— Start SOURCE MATERIAL —
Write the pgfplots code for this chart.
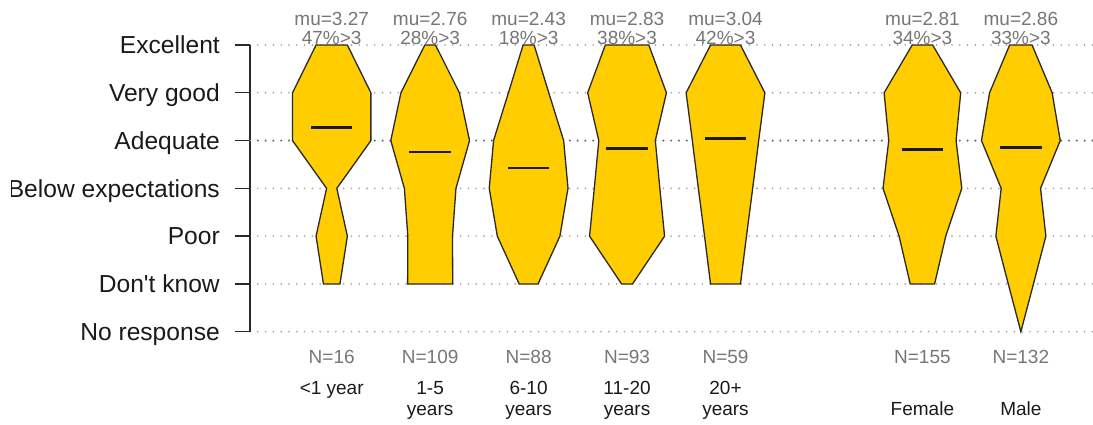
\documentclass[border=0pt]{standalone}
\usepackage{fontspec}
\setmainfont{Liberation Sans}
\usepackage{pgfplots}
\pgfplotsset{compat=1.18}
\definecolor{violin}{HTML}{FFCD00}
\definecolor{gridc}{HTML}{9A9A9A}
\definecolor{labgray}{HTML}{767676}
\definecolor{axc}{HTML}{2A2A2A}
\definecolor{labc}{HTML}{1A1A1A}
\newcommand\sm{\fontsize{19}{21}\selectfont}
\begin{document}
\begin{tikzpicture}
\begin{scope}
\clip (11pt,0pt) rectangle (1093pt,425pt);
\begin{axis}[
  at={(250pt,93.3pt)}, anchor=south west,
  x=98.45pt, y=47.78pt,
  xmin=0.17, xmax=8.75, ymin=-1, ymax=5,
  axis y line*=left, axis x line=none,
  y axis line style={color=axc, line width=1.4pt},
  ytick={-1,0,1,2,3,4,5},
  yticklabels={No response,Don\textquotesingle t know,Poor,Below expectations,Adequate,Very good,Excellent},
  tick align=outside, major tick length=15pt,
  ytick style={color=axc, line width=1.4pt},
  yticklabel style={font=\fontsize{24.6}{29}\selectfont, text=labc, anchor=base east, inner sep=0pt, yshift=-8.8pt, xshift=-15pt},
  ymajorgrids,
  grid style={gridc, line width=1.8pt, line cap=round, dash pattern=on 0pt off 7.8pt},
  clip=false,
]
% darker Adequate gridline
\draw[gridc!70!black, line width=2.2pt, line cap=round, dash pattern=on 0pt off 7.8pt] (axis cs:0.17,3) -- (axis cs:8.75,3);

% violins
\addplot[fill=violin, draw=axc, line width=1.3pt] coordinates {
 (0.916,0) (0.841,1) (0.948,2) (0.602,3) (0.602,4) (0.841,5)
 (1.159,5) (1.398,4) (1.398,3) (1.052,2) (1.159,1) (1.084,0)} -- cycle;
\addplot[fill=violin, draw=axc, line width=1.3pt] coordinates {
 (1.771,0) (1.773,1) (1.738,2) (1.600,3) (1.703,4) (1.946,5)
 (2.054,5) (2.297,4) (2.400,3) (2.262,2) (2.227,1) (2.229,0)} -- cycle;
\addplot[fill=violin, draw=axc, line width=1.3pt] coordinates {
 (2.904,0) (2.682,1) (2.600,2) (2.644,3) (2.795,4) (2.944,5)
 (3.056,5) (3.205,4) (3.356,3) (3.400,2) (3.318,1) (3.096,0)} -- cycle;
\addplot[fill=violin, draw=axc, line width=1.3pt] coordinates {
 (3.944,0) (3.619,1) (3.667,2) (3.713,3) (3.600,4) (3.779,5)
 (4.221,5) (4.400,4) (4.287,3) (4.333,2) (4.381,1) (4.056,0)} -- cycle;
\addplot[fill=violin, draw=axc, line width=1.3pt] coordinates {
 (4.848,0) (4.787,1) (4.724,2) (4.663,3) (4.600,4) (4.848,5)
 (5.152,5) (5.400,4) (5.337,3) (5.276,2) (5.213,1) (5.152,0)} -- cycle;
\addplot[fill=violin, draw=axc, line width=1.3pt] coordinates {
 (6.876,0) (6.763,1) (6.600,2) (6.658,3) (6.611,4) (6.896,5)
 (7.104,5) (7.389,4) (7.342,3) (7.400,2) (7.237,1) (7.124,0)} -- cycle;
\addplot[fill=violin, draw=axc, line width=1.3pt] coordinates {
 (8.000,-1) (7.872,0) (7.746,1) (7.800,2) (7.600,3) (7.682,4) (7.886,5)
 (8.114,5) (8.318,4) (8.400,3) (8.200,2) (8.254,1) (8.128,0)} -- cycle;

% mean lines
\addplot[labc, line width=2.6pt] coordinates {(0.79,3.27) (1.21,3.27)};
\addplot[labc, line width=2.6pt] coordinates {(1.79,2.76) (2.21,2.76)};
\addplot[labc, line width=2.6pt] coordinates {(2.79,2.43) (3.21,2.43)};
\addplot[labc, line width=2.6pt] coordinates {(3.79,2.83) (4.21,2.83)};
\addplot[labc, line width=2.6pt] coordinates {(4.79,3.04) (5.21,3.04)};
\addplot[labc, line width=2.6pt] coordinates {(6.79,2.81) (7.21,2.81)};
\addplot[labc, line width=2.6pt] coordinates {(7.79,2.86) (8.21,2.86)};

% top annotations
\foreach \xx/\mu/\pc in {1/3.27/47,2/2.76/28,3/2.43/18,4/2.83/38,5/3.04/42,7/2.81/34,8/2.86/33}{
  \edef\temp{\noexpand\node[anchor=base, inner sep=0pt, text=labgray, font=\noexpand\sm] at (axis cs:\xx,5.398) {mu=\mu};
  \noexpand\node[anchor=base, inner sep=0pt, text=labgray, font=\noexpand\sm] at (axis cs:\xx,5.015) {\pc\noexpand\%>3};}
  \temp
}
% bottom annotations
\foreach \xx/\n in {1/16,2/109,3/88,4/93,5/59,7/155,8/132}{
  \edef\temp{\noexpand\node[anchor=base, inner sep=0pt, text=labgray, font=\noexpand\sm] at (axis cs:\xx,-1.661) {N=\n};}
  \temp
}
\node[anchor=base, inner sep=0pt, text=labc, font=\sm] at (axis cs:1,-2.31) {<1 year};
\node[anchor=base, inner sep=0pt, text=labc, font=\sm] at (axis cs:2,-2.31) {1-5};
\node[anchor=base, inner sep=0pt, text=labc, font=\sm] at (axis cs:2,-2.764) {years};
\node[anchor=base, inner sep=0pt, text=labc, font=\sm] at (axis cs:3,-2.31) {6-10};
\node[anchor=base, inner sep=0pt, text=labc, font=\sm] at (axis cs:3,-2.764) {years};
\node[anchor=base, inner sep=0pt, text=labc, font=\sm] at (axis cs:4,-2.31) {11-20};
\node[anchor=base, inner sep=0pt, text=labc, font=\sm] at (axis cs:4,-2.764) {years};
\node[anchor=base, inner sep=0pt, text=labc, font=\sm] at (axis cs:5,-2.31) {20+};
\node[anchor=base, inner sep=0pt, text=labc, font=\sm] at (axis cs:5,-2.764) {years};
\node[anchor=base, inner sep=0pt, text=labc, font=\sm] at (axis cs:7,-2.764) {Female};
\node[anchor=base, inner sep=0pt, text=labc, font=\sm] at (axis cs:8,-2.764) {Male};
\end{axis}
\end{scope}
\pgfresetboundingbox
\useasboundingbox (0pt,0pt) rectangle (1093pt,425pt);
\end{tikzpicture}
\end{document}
— End SOURCE MATERIAL —
Would you reproduce the lines above, from the very first through the line containing "-- (axis cs:8.75,3);", exactly and without the pictures?

Write the pgfplots code for this chart.
\documentclass[border=0pt]{standalone}
\usepackage{fontspec}
\setmainfont{Liberation Sans}
\usepackage{pgfplots}
\pgfplotsset{compat=1.18}
\definecolor{violin}{HTML}{FFCD00}
\definecolor{gridc}{HTML}{9A9A9A}
\definecolor{labgray}{HTML}{767676}
\definecolor{axc}{HTML}{2A2A2A}
\definecolor{labc}{HTML}{1A1A1A}
\newcommand\sm{\fontsize{19}{21}\selectfont}
\begin{document}
\begin{tikzpicture}
\begin{scope}
\clip (11pt,0pt) rectangle (1093pt,425pt);
\begin{axis}[
  at={(250pt,93.3pt)}, anchor=south west,
  x=98.45pt, y=47.78pt,
  xmin=0.17, xmax=8.75, ymin=-1, ymax=5,
  axis y line*=left, axis x line=none,
  y axis line style={color=axc, line width=1.4pt},
  ytick={-1,0,1,2,3,4,5},
  yticklabels={No response,Don\textquotesingle t know,Poor,Below expectations,Adequate,Very good,Excellent},
  tick align=outside, major tick length=15pt,
  ytick style={color=axc, line width=1.4pt},
  yticklabel style={font=\fontsize{24.6}{29}\selectfont, text=labc, anchor=base east, inner sep=0pt, yshift=-8.8pt, xshift=-15pt},
  ymajorgrids,
  grid style={gridc, line width=1.8pt, line cap=round, dash pattern=on 0pt off 7.8pt},
  clip=false,
]
% darker Adequate gridline
\draw[gridc!70!black, line width=2.2pt, line cap=round, dash pattern=on 0pt off 7.8pt] (axis cs:0.17,3) -- (axis cs:8.75,3);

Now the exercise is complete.